The interim constitution adopted in 1993 recognized 11 languages as official at the national level: Afrikaans, English, Ndebele, Pedi, Sotho, Swazi, Tsonga, Tswana, Venda, Xhosa, and Zulu. All were still recognized officially in 2002. The African languages spoken in South Africa are of the Niger-Congo family. In general, English is more commonly spoken in the cities, and Afrikaans in the rural areas.

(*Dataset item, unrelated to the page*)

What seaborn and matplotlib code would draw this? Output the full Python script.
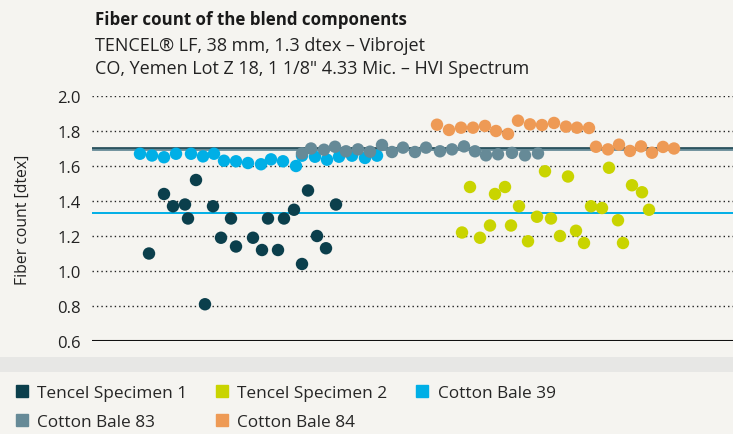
import matplotlib
matplotlib.use("Agg")
import matplotlib.pyplot as plt
from matplotlib.lines import Line2D
from matplotlib.patches import Rectangle
import seaborn as sns
import pandas as pd

# measurement positions along the (unlabelled) x axis, and fiber count in dtex
t1_pos = [57, 72, 81, 93, 96, 104, 113, 121, 129, 139, 144, 161, 170, 176, 186, 192, 202, 210, 216, 225, 234, 244]
t1_dtex = [1.10, 1.44, 1.37, 1.38, 1.30, 1.52, 0.81, 1.37, 1.19, 1.30, 1.14, 1.19, 1.12, 1.30, 1.12, 1.30,
           1.35, 1.04, 1.46, 1.20, 1.13, 1.38]

t2_pos = [370, 378, 388, 398, 403, 413, 419, 427, 436, 445, 453, 459, 468, 476, 484, 492, 499, 510, 517, 526,
          531, 540, 550, 557]
t2_dtex = [1.22, 1.48, 1.19, 1.26, 1.44, 1.48, 1.26, 1.37, 1.17, 1.31, 1.57, 1.30, 1.20, 1.54, 1.23, 1.16,
           1.37, 1.36, 1.59, 1.29, 1.16, 1.49, 1.45, 1.35]

c39_pos = [48, 60, 72, 84, 99, 111, 122, 132, 144, 156, 169, 179, 191, 204, 210, 223, 235, 247, 260, 273, 285]
c39_dtex = [1.67, 1.66, 1.65, 1.67, 1.67, 1.655, 1.67, 1.63, 1.627, 1.617, 1.61, 1.638, 1.627, 1.60, 1.659,
            1.653, 1.636, 1.653, 1.659, 1.646, 1.659]

c83_pos = [210, 219, 232, 243, 254, 266, 278, 290, 300, 311, 323, 334, 348, 360, 372, 383, 394, 406, 420, 433, 446]
c83_dtex = [1.672, 1.70, 1.693, 1.71, 1.684, 1.695, 1.682, 1.72, 1.68, 1.705, 1.68, 1.705, 1.684, 1.695,
            1.712, 1.684, 1.661, 1.667, 1.675, 1.661, 1.672]

c84_pos = [345, 357, 369, 381, 393, 404, 416, 426, 438, 450, 462, 474, 485, 497, 504, 516, 527, 538, 549, 560,
           571, 582]
c84_dtex = [1.836, 1.806, 1.819, 1.819, 1.829, 1.80, 1.783, 1.859, 1.838, 1.834, 1.846, 1.825, 1.819, 1.817,
            1.71, 1.695, 1.722, 1.686, 1.712, 1.676, 1.709, 1.70]

labels = ["Tencel Specimen 1", "Tencel Specimen 2", "Cotton Bale 39", "Cotton Bale 83", "Cotton Bale 84"]
colors = {"Tencel Specimen 1": "#0b3f4c", "Tencel Specimen 2": "#c9d400", "Cotton Bale 39": "#00afe6",
          "Cotton Bale 83": "#668a97", "Cotton Bale 84": "#ee9a55"}

# reference lines (mean levels)
ref_dark = 1.70
ref_cyan = 1.33
yticks = [0.6, 0.8, 1.0, 1.2, 1.4, 1.6, 1.8, 2.0]

bg = "#f5f4f0"
sns.set_style("white")
plt.rcParams["font.family"] = ["Open Sans", "DejaVu Sans"]
plt.rcParams["axes.unicode_minus"] = False

frames = []
for name, pos, val in zip(labels,
                          [t1_pos, t2_pos, c39_pos, c83_pos, c84_pos],
                          [t1_dtex, t2_dtex, c39_dtex, c83_dtex, c84_dtex]):
    frames.append(pd.DataFrame({"pos": pos, "dtex": val, "series": name}))
df = pd.concat(frames, ignore_index=True)

fig = plt.figure(figsize=(7.33, 4.35), dpi=100, facecolor=bg)
ax = fig.add_axes([92 / 733, 93 / 435, 641 / 733, 245 / 435])
ax.set_facecolor(bg)

# grey separator band between plot and legend
fig.patches.append(Rectangle((0, 62 / 435), 1, 15 / 435, transform=fig.transFigure,
                             facecolor="#e7e7e5", edgecolor="none", zorder=0))

for t in yticks[1:]:
    ax.axhline(t, color="#222222", lw=1.0, ls=(0, (1, 2.2)), zorder=0)
ax.axhline(yticks[0], color="#111111", lw=1.5, zorder=1)
ax.axhline(ref_dark - 0.004, color="#668a97", lw=2.0, zorder=1)
ax.axhline(ref_dark + 0.002, color="#1d4753", lw=1.2, zorder=1)
ax.axhline(ref_cyan, color="#00afe6", lw=1.4, zorder=1)

sns.scatterplot(data=df, x="pos", y="dtex", hue="series", hue_order=labels, palette=colors,
                s=80, linewidth=0, alpha=1, legend=False, ax=ax, zorder=3, clip_on=False)

ax.set_xlim(0, 641)
ax.set_ylim(0.6, 2.0)
ax.set_yticks(yticks)
ax.set_yticklabels([f"{t:.1f}" for t in yticks], fontsize=12, color="#222222")
ax.set_xticks([])
ax.tick_params(axis="y", length=0, pad=8)
ax.set_xlabel("")
ax.set_ylabel("Fiber count [dtex]", fontsize=11.3, color="#222222", labelpad=19)
for sp in ax.spines.values():
    sp.set_visible(False)

fig.text(95 / 733, 1 - 25 / 435, "Fiber count of the blend components", fontsize=12.2,
         fontweight="bold", color="#1a1a1a", va="baseline")
fig.text(95 / 733, 1 - 51 / 435, "TENCEL® LF, 38 mm, 1.3 dtex – Vibrojet", fontsize=13,
         color="#222222", va="baseline")
fig.text(95 / 733, 1 - 74 / 435, "CO, Yemen Lot Z 18, 1 1/8\" 4.33 Mic. – HVI Spectrum", fontsize=13,
         color="#222222", va="baseline")

# legend: filled in column order so rows read T1, T2, C39 / C83, C84
order = ["Tencel Specimen 1", "Cotton Bale 83", "Tencel Specimen 2", "Cotton Bale 84", "Cotton Bale 39"]
handles = [Line2D([], [], ls="none", marker="s", markersize=8.5, markerfacecolor=colors[n],
                  markeredgecolor=colors[n]) for n in order]
fig.legend(handles, order, loc="upper left", bbox_to_anchor=(15 / 733, 1 - 386 / 435), ncol=3,
           frameon=False, fontsize=12.4, handlelength=0.8, handletextpad=0.5, columnspacing=1.6,
           labelspacing=0.75, borderaxespad=0, borderpad=0)

fig.savefig("out.png", dpi=100, facecolor=bg)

Afrikaans is a variant of the Dutch spoken by the 17th-century colonists, and it includes lexical items, phrases, and syntactic structures from Malay, Portuguese, the Bantu group, Hottentot, and other African languages, as well as from English, French, and German. Afrikaans has borrowed from English words such as gelling (gallon), jaart (yard), sjieling (shilling), and trippens (three pence), while English has taken over kraal, veld, and other Afrikaans words. More than 70% of South African whites are bilingual. Afrikaans was the mother tongue of 58% and English of 39% in 1991; the remaining 3% included speakers of German, Portuguese, and other languages. Some 83% of Coloreds spoke Afrikaans as their first language. Asians mostly (95%) spoke English as their first language. Zulu was the most common language of the blacks; 39% spoke it as their first language (excluding blacks in the four "sovereign" homelands).